■ **Exercise**: Each line that holds the word "matplotlib" counts once; give the total number of such lines and nothing else.

■ **Records supplied**:
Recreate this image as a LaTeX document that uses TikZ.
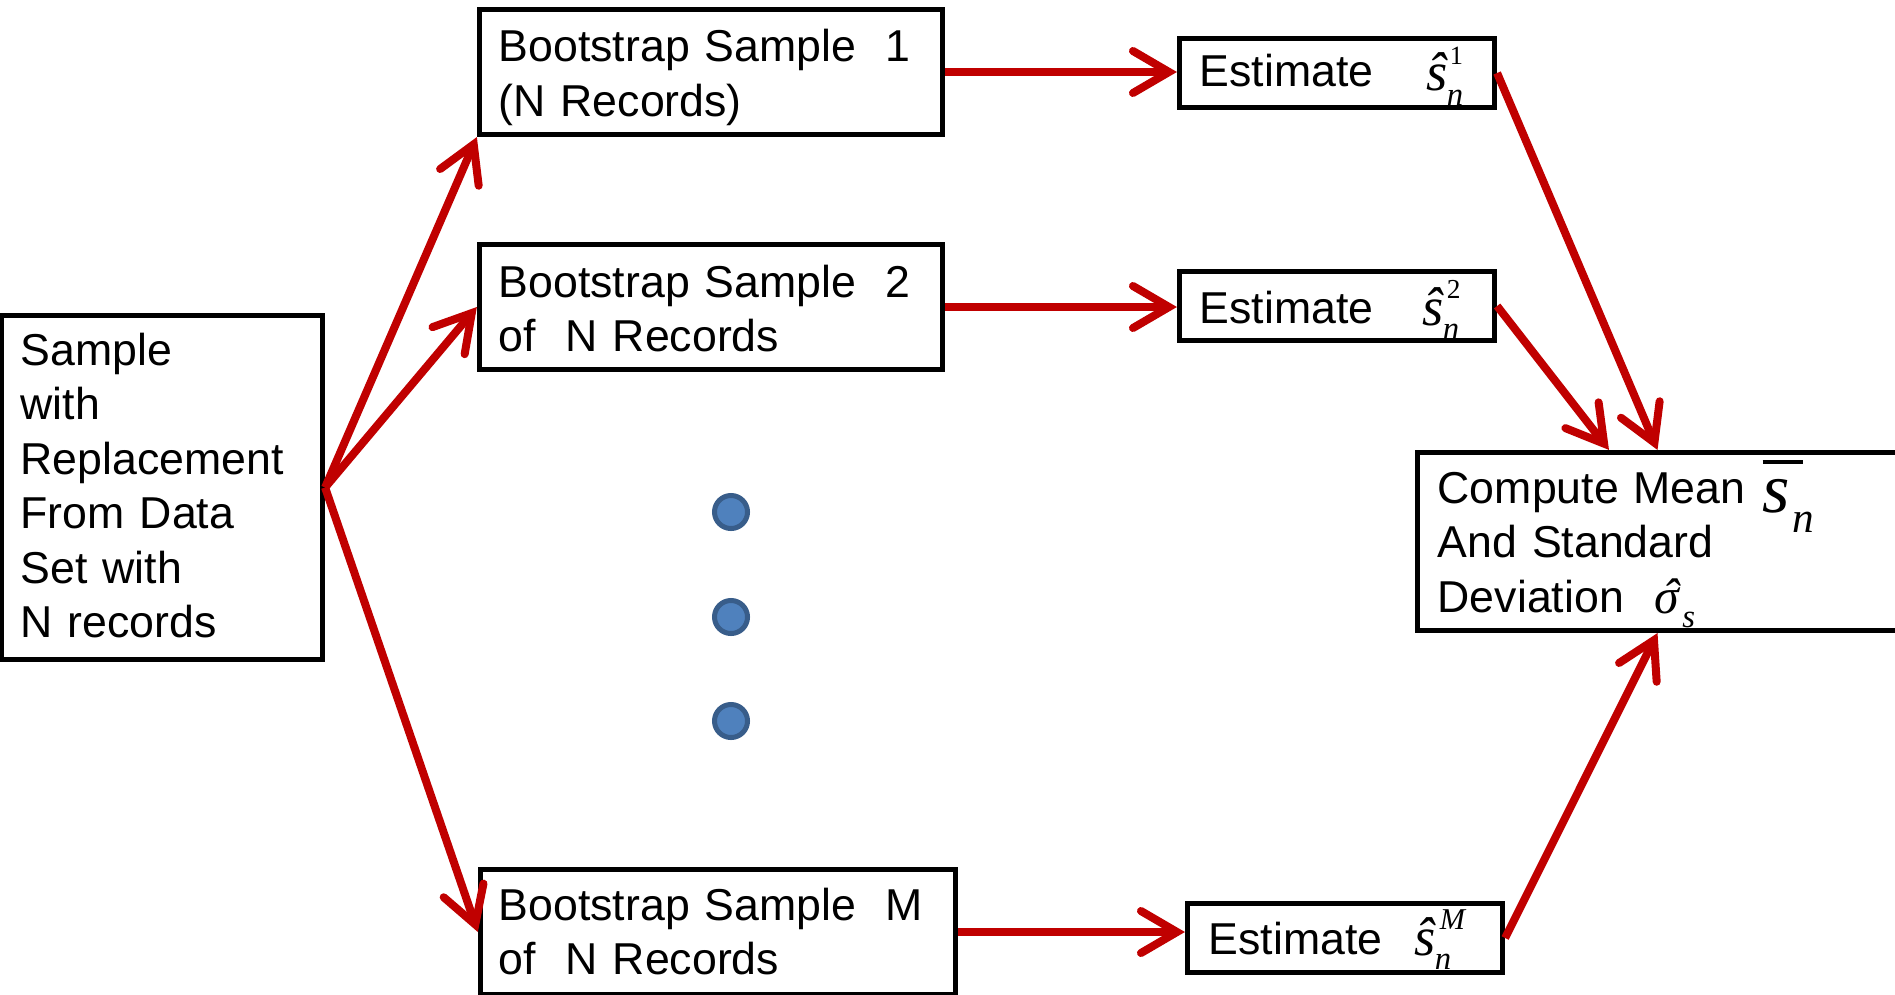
--
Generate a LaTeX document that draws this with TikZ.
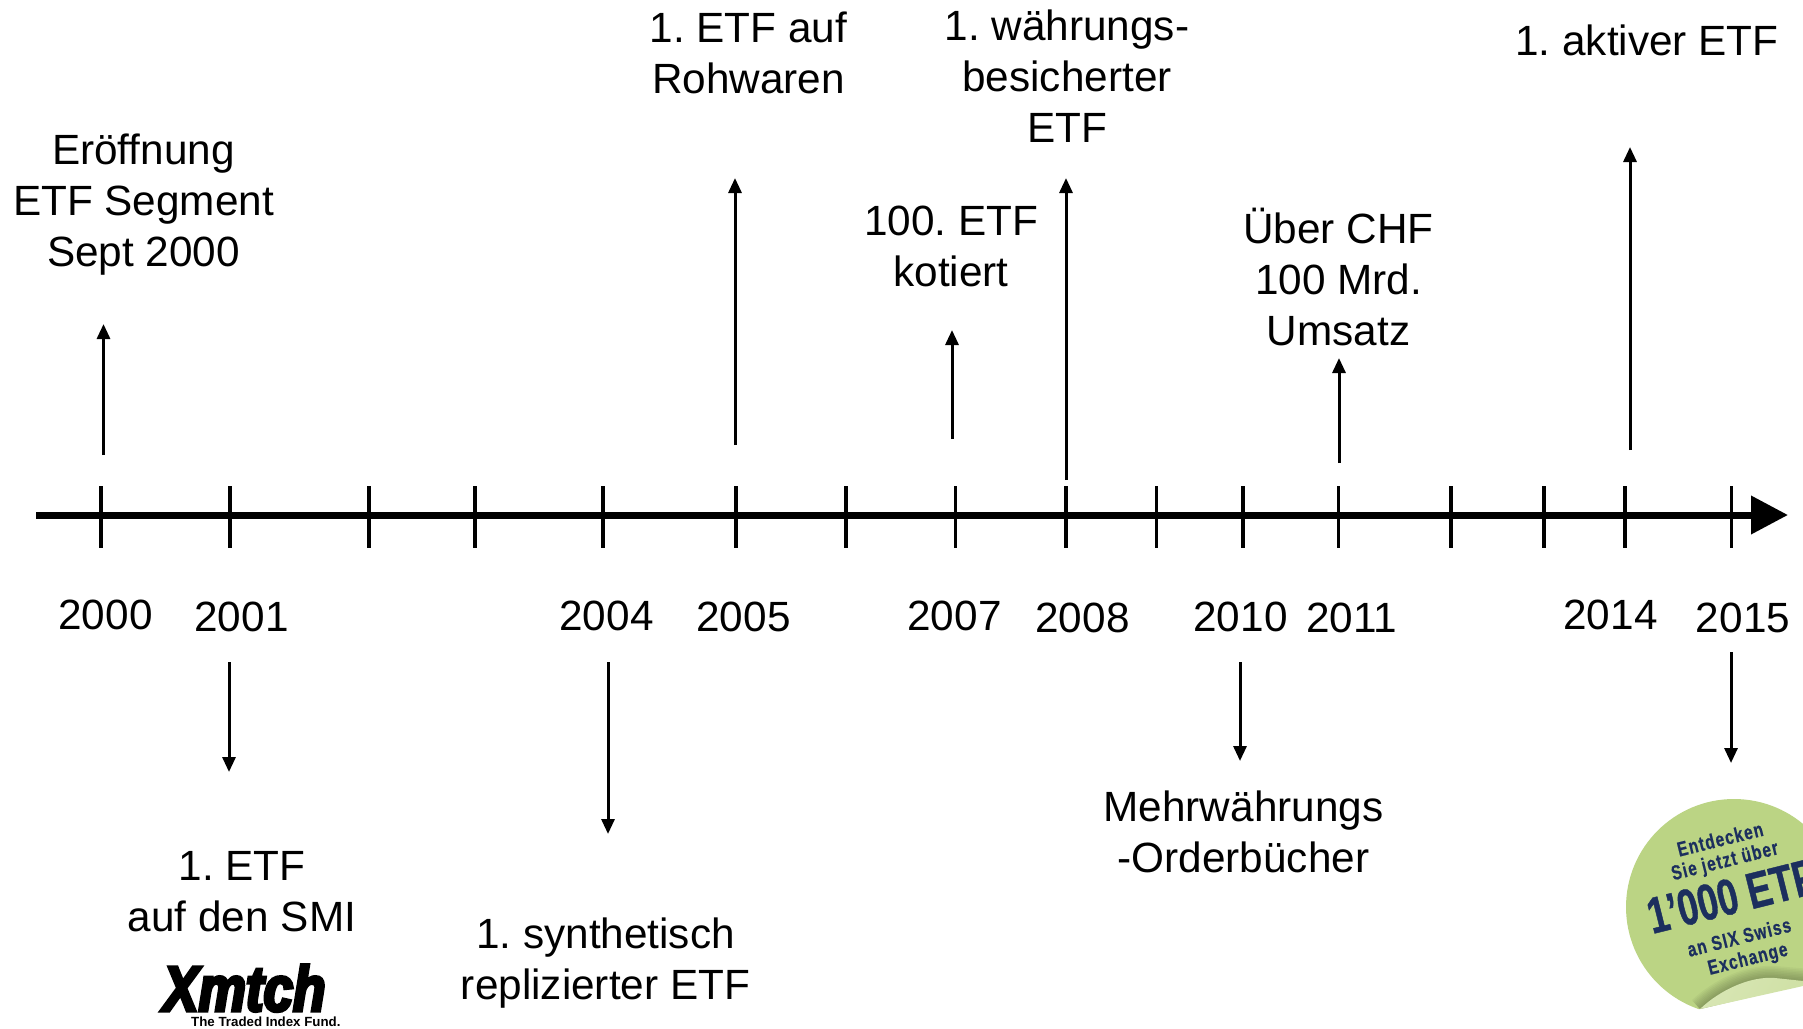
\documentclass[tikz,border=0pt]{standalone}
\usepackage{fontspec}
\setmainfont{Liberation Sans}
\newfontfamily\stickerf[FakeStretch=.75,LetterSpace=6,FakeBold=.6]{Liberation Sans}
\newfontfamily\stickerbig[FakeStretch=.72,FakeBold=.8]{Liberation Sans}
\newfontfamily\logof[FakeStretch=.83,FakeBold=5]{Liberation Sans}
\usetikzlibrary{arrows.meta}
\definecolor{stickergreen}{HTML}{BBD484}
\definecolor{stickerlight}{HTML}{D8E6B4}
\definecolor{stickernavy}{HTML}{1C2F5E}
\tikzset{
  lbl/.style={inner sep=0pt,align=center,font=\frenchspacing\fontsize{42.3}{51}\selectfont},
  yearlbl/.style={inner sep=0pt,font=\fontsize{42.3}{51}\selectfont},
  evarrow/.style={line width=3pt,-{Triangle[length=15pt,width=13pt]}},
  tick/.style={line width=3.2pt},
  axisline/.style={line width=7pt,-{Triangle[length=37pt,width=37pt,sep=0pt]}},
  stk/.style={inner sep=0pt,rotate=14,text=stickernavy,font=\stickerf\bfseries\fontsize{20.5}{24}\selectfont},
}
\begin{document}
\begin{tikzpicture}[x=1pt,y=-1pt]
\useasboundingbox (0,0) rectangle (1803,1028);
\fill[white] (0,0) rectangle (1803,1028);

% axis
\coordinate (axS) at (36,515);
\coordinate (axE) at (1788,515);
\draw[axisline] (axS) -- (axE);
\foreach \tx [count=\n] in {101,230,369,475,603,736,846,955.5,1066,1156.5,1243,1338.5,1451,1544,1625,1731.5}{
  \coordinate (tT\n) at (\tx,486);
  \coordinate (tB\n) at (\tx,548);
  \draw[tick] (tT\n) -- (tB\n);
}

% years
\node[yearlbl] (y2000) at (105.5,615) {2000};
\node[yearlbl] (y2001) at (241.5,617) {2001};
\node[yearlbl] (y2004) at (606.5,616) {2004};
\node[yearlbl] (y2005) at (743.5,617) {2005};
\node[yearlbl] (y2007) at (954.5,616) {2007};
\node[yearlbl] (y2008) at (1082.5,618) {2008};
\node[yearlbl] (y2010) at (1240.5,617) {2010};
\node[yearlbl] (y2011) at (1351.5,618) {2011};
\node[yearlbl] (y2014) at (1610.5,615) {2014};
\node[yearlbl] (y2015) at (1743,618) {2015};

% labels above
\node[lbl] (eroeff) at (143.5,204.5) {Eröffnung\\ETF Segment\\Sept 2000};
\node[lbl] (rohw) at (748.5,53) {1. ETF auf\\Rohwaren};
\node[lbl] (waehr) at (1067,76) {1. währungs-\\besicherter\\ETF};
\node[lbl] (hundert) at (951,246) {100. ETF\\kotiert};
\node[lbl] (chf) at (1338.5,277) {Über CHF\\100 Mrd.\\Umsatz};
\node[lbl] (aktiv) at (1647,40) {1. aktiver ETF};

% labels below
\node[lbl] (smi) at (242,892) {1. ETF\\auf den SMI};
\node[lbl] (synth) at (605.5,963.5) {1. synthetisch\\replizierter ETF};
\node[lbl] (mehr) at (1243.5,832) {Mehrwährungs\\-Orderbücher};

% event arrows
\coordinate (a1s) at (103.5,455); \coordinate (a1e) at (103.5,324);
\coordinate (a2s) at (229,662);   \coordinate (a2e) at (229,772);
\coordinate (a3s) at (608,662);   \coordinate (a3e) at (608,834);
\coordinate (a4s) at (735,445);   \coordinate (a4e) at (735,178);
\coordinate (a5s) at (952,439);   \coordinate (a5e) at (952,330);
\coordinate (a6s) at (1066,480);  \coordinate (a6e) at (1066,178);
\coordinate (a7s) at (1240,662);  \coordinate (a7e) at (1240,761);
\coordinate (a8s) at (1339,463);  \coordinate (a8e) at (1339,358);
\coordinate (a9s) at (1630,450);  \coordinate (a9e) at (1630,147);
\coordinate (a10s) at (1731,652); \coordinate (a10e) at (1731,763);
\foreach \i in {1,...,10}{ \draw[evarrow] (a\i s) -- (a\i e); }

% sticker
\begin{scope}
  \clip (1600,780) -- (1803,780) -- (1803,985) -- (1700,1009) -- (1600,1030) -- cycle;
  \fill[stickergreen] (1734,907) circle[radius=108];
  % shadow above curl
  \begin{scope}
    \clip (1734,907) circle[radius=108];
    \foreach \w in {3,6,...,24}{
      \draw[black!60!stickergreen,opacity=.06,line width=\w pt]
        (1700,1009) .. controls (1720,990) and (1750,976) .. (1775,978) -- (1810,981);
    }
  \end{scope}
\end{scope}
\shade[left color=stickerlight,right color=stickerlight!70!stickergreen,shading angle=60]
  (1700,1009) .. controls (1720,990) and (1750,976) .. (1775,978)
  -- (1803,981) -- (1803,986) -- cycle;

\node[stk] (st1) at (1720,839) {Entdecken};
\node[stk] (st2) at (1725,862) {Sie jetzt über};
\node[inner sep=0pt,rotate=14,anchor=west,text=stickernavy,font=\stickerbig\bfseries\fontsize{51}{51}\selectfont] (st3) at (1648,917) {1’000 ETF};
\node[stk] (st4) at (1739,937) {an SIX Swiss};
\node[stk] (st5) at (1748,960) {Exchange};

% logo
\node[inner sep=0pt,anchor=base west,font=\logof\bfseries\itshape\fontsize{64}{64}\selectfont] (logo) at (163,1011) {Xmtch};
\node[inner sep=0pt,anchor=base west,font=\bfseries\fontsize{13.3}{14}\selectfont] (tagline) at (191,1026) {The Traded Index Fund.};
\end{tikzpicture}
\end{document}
--
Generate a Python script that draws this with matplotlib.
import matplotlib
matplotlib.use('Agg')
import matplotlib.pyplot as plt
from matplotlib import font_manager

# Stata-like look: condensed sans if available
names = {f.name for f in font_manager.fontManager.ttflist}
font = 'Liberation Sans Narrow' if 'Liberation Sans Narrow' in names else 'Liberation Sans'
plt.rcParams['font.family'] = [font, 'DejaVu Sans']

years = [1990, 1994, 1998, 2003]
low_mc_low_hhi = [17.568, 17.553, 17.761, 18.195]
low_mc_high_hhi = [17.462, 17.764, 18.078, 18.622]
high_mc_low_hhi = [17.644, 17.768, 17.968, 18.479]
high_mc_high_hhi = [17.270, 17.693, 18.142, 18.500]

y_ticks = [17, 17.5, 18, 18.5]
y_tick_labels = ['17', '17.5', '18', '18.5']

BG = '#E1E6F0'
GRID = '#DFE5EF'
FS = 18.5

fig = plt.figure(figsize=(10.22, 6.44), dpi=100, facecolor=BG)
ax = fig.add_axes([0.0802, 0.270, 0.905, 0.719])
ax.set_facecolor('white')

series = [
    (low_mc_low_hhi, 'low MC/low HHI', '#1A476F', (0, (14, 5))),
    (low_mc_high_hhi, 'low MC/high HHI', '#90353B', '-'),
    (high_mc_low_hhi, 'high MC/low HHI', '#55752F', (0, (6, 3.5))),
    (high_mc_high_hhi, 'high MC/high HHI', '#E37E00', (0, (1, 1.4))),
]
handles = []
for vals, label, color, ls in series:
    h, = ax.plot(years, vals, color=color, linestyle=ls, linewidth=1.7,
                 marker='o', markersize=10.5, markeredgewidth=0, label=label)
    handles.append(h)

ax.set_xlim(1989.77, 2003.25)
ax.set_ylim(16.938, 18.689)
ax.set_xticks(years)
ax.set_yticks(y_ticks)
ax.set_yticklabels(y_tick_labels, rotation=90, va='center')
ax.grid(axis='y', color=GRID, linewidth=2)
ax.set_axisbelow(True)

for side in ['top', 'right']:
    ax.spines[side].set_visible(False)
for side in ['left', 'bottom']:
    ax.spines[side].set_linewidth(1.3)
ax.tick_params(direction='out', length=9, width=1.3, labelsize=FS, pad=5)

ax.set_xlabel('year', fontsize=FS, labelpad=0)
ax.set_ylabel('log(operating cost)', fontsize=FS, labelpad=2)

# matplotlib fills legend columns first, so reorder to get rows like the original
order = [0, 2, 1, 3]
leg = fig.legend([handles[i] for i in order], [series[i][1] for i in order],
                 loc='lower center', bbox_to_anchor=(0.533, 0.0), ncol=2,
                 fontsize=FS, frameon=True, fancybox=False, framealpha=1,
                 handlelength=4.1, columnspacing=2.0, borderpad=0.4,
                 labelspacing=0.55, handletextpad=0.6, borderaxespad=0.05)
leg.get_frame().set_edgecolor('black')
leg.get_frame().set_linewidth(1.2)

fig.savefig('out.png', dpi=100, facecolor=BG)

■ **Full response**: 6